Some Legends and Anecdotes
about Irish Golf
Not everyone knows what it means to have a consuming passion. Bridge players know it, Fishermen know it and then of course we golfers know it too.
We also know that if you are relatively new to this consuming passion you will have an almost insatiable desire to indulge that passion, especially in the places where it has a history , tradition and where legends have grown up around it.
You don't need to be told that Ireland is such a place.
But, perhaps you didn't realise the real extent of the history folklore and legend associated with golf in Ireland, which can only come from a people who share your passion for the game ..... for example the goats at Lahinch who give you the weather forecast; or the player who hooked his ball off the first tee in Portmarnock into the eighteenth hole for a most unusual hole-in-one; or the player in Killarney who sliced his ball into the lake and killed a trout that was rising to a fly.
Similar to what happened to the Scottish Pro, Sam Torrence, the eventual winner in the 1995 Murphys Irish Open in Mount Juliet, who, having had a birdie on the difficult par three third, then proceeded to hit another from the tee on the fourth .... an unfortunate Magpie who happened to be flying by! .... where else, but in Ireland.
Golf in Modern Ireland has friends in abundance; great golfers both professional and amateur, erudite writers and commentators, visitors from all over the world, all convinced that Irish golf is something special.

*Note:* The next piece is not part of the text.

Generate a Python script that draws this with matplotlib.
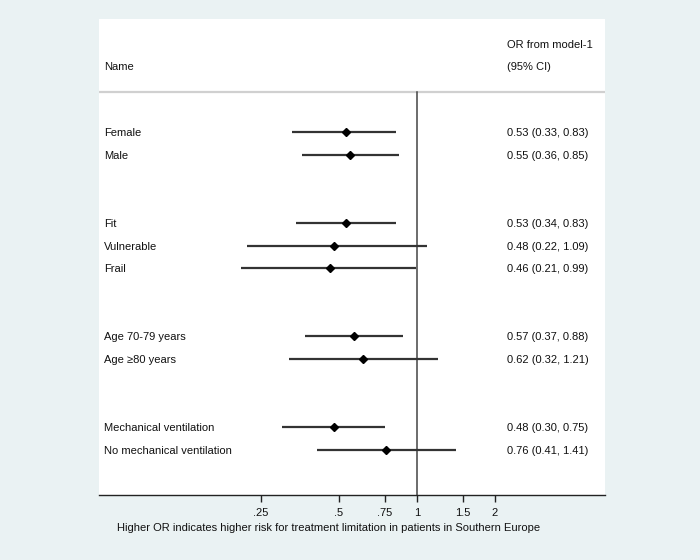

A most eloquent example is the legendary English essayist and journalist, Henry Longhurst, who, despite often been credited with no great love of Ireland or things Irish, nevertheless wrote in his famous Sunday Times column ....
"Some of the Irish Links, I was about to write, stand comparison with the greatest courses in the world. They don't, they ARE the greatest courses in the world, not only in layout but in scenery and 'Atmosphere' and that indefinable something which makes you relive again and again, the day you played them."
Peter Dobereiner (Longhurst's successor as the doyen of British writers) observed,
"This Irish birthright imposes certain rules of behaviour. One unwritten law insists that the duty to be companionable is more important than selfish personal ambitions". That must be why you get so many 'gimmies' in Ireland.
"I have never felt embarrassed or uncomfortable in an Irish Golf club, or on any Irish golf course, which is more than I can say for any other golfing nation .... some things are beyond price".
Our accord with such eloquent sentiments from such respected sources explains why we in GOLF IRLAND identify so much with the fir cones one finds on the pillars of the entrance gates to so many of Irelands fine old Country Houses ... a traditional symbol of IRISH hospitality!